I'm working on a web app (using Python & Bottle) and building a decorator for validating HTTP parameters sent in GET or POST. The early version takes callables, so this:

@params(user_id=int, user_name=unicode)

... ensures that user_id is an int, user_name is a string, and both fields exist.

But that's not enough. I want to be able to specify that user_name is optional, or that it must be non-empty and within 40 characters. Implementing that is easy enough, but I'm struggling with what syntax would be most elegant. It seems like that might be a problem someone's solved before, but I'm not finding an answer. Specifically I'm wondering if there's an elegant way to take parseable strings that provide the syntax. Something like:

@params(user_id='int:min1', user_name='unicode:required:max40')

I just don't want to invent a syntax if there's a good one floating around somewhere.

Anyone seen something like this? In any language..but I'm specifically valuing terseness and readability.

+2  A: 

You could use lists.

@validate(user_id=[int, min(1)], user_name=[unicode,required,max(40)])
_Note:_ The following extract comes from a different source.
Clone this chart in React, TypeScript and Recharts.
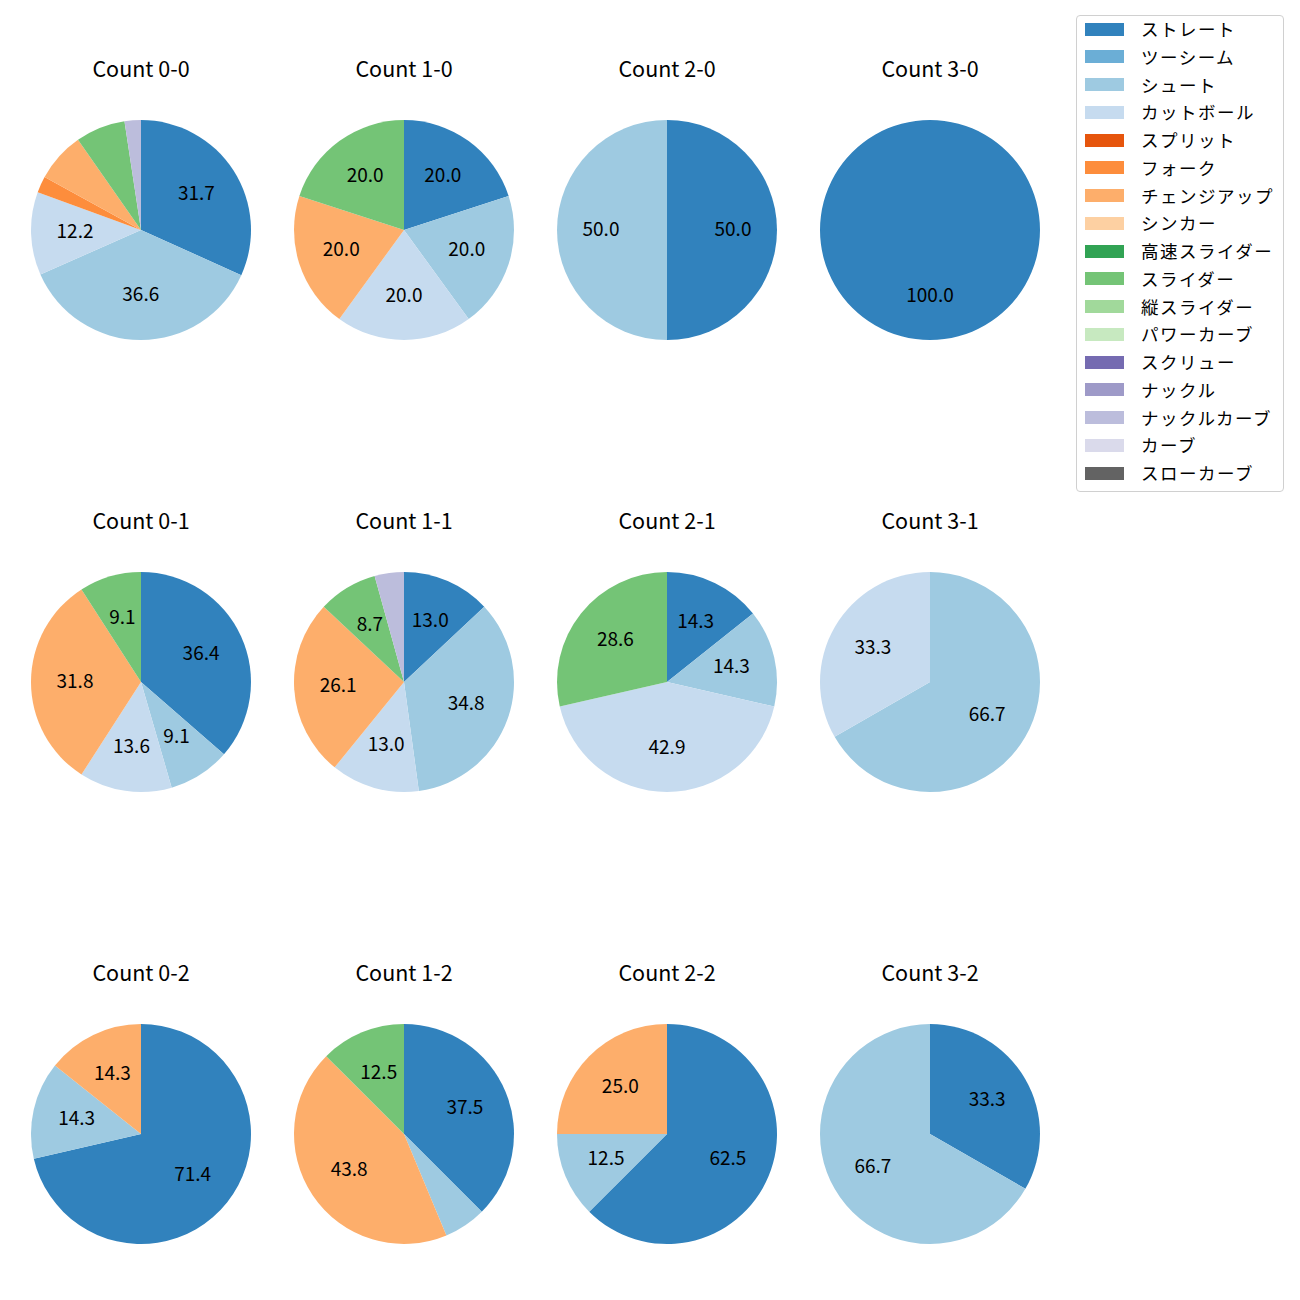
import React from "react";
import { Cell, Pie, PieChart } from "recharts";

/** カウント別の球種割合（%）。matplotlib の tab20c 配色に合わせる。 */
const pitchTypes = [
  "ストレート",
  "ツーシーム",
  "シュート",
  "カットボール",
  "スプリット",
  "フォーク",
  "チェンジアップ",
  "シンカー",
  "高速スライダー",
  "スライダー",
  "縦スライダー",
  "パワーカーブ",
  "スクリュー",
  "ナックル",
  "ナックルカーブ",
  "カーブ",
  "スローカーブ",
];

const colors = [
  "#3182bd", "#6baed6", "#9ecae1", "#c6dbef",
  "#e6550d", "#fd8d3c", "#fdae6b", "#fdd0a2",
  "#31a354", "#74c476", "#a1d99b", "#c7e9c0",
  "#756bb1", "#9e9ac8", "#bcbddc", "#dadaeb",
  "#636363",
];

// 並び順は pitchTypes と同じ（0 は描かない）
const count00 = [31.7, 0, 36.6, 12.2, 0, 2.4, 7.3, 0, 0, 7.3, 0, 0, 0, 0, 2.4, 0, 0];
const count10 = [20.0, 0, 20.0, 20.0, 0, 0, 20.0, 0, 0, 20.0, 0, 0, 0, 0, 0, 0, 0];
const count20 = [50.0, 0, 50.0, 0, 0, 0, 0, 0, 0, 0, 0, 0, 0, 0, 0, 0, 0];
const count30 = [100.0, 0, 0, 0, 0, 0, 0, 0, 0, 0, 0, 0, 0, 0, 0, 0, 0];
const count01 = [36.4, 0, 9.1, 13.6, 0, 0, 31.8, 0, 0, 9.1, 0, 0, 0, 0, 0, 0, 0];
const count11 = [13.0, 0, 34.8, 13.0, 0, 0, 26.1, 0, 0, 8.7, 0, 0, 0, 0, 4.3, 0, 0];
const count21 = [14.3, 0, 14.3, 42.9, 0, 0, 0, 0, 0, 28.6, 0, 0, 0, 0, 0, 0, 0];
const count31 = [0, 0, 66.7, 33.3, 0, 0, 0, 0, 0, 0, 0, 0, 0, 0, 0, 0, 0];
const count02 = [71.4, 0, 14.3, 0, 0, 0, 14.3, 0, 0, 0, 0, 0, 0, 0, 0, 0, 0];
const count12 = [37.5, 0, 6.2, 0, 0, 0, 43.8, 0, 0, 12.5, 0, 0, 0, 0, 0, 0, 0];
const count22 = [62.5, 0, 12.5, 0, 0, 0, 25.0, 0, 0, 0, 0, 0, 0, 0, 0, 0, 0];
const count32 = [33.3, 0, 66.7, 0, 0, 0, 0, 0, 0, 0, 0, 0, 0, 0, 0, 0, 0];

const counts = [
  { title: "Count 0-0", values: count00 },
  { title: "Count 1-0", values: count10 },
  { title: "Count 2-0", values: count20 },
  { title: "Count 3-0", values: count30 },
  { title: "Count 0-1", values: count01 },
  { title: "Count 1-1", values: count11 },
  { title: "Count 2-1", values: count21 },
  { title: "Count 3-1", values: count31 },
  { title: "Count 0-2", values: count02 },
  { title: "Count 1-2", values: count12 },
  { title: "Count 2-2", values: count22 },
  { title: "Count 3-2", values: count32 },
];

const FONT = '"Noto Sans CJK JP", "Noto Sans", sans-serif';
const colX = [141, 404, 667, 930];
const rowY = [230, 682, 1134];
const R = 110;
const RAD = Math.PI / 180;

const etiqueta = (p: any) => {
  const { cx, cy, midAngle, outerRadius, value } = p;
  if (value < 8) return null;
  const r = outerRadius * 0.6;
  const x = cx + r * Math.cos(-midAngle * RAD);
  const y = cy + r * Math.sin(-midAngle * RAD) - 3;
  return (
    <text x={x} y={y} textAnchor="middle" dominantBaseline="central" fontSize={19} fontFamily={FONT} fill="#000">
      {value.toFixed(1)}
    </text>
  );
};

export default function App() {
  return (
    <div style={{ position: "absolute", left: 0, top: 0, width: 1300, height: 1300, background: "#fff" }}>
      <PieChart width={1300} height={1300} margin={{ top: 0, right: 0, bottom: 0, left: 0 }}>
        {counts.map((c, i) => {
          const dados = c.values
            .map((v, k) => ({ name: pitchTypes[k], value: v, color: colors[k] }))
            .filter((d) => d.value > 0);
          return (
            <Pie
              key={c.title}
              data={dados}
              dataKey="value"
              nameKey="name"
              cx={colX[i % 4]}
              cy={rowY[Math.floor(i / 4)]}
              outerRadius={R}
              startAngle={90}
              endAngle={-270}
              stroke="none"
              label={etiqueta}
              labelLine={false}
              isAnimationActive={false}
            >
              {dados.map((d) => (
                <Cell key={d.name} fill={d.color} />
              ))}
            </Pie>
          );
        })}
      </PieChart>

      {counts.map((c, i) => (
        <div
          key={c.title}
          style={{
            position: "absolute",
            left: colX[i % 4] - 100,
            width: 200,
            top: rowY[Math.floor(i / 4)] - 161 - 16,
            height: 30,
            lineHeight: "30px",
            textAlign: "center",
            fontFamily: FONT,
            fontSize: 21.5,
            color: "#000",
          }}
        >
          {c.title}
        </div>
      ))}

      <div
        style={{
          position: "absolute",
          left: 1076,
          top: 15,
          width: 206,
          height: 475,
          border: "1px solid #d0d0d0",
          borderRadius: 4,
          fontFamily: FONT,
          fontSize: 17.5,
        }}
      >
        {pitchTypes.map((p, k) => (
          <div
            key={p}
            style={{ position: "absolute", left: 0, top: 14 + k * 27.75 - 13, height: 24, display: "flex", alignItems: "center" }}
          >
            <div style={{ width: 39, height: 13, marginLeft: 8, background: colors[k] }} />
            <span style={{ marginLeft: 17, color: "#000", whiteSpace: "nowrap", lineHeight: "24px", letterSpacing: 1.5 }}>{p}</span>
          </div>
        ))}
      </div>
    </div>
  );
}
And each item could be a function (or class/object) that gets executed with the corresponding field as an argument. If it raises an error, it fails validation.

Mark
Thanks Mark! This occurred to us too, and it's a reasonable possibility.. but requires the caller to potentially `import` loads of callables, which seems a bit cumbersome.
royal
`import * from validationmethods`. Or use lists, but with strings, as you had it before.
Mark
yeah, lists of strings would probably work better. the problem other than having to import * is namespace issues. lots of these are fundamental concepts that collide with builtins. min() and max() are both examples of this.